Thursday, April 24, 2025

90 deals in 90 days

 Current count: 0

During the weeks leading up to a visit from Japan’s chief trade negotiator, the White House dropped hints it was closing in on a deal.

[...]

And yet Ryosei Akazawa, Japan‘s economic revitalization minister, has gone home without an agreement in place—telling local media he had urged the Americans to reconsider their “extremely regrettable” action.

Moreover, Japan’s prime minister said only yesterday he still has “grave concerns” about some of the policies announced by the Oval Office.

[...]

Such resistance from Tokyo is at odds with the message coming out of the White House, with President Trump saying “big progress” has been made in talks with Japan.

  Fortune
I wouldn't have expected him to say anything else.
Likewise Commerce Secretary Howard Lutnick said Trump was “totally in the driver’s seat” when it came to tariff negotiations, and that meetings with more than 75 countries trying to cut a deal were “back to back.”
LOL Nutlick.
Investors are losing confidence in the U.S. dollar this week [...] wrote Thierry Wizman and Gareth Berry, rates strategists at Macquarie, in a note seen by Fortune.

“Many observers, including ourselves, had pointed to Japan as an early test case for an early deal,” the duo said. “And yet, the bilateral negotiations between the U.S. and Japan ended without the contours of a deal in place late last week.

[...]

And while America, the world’s largest economy, might be squeezing its allies toward a deal, there are other pressures shaping the global response to Trump’s administration.

Notably, China warned yesterday that any countries working against its interests would be punished.
And China is much more trustworthy than Trump.
“What’s made matters worse is that Japan’s prime minister … is facing upper house elections on July 20 (notably, after the end of the 90-day tariff reprieve).
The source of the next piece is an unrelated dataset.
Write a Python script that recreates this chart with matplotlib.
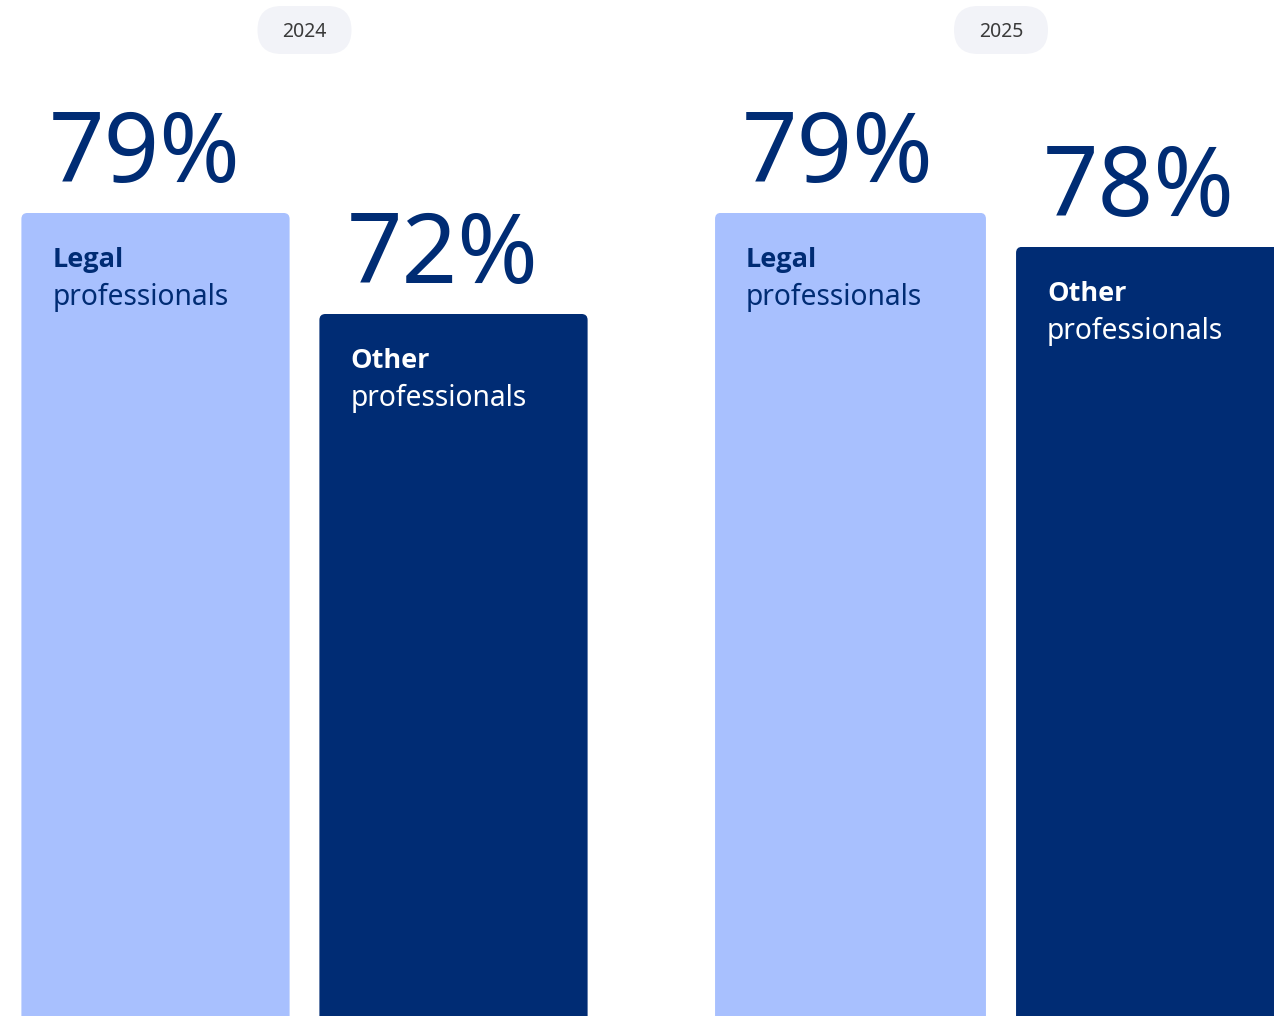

That may be forcing him to avoid seeming conciliatory to the U.S., until the elections are over,” the analysts added.

[...]

“The U.S.’s trading partners may try to run the clock out on Trump, thinking that concessions from the U.S. will be easier to come by as a U.S. slowdown deepens. The process, we expect, will be long and drawn out.”
After weeks of bluster and escalation, President Trump blinked. Then he blinked again. And again.

He backed off his threat to fire the Federal Reserve chairman. His Treasury secretary, acutely aware that the S&P 500 was down 10 percent since Mr. Trump was inaugurated, signaled he was looking for an offramp to avoid an intensifying trade war with China.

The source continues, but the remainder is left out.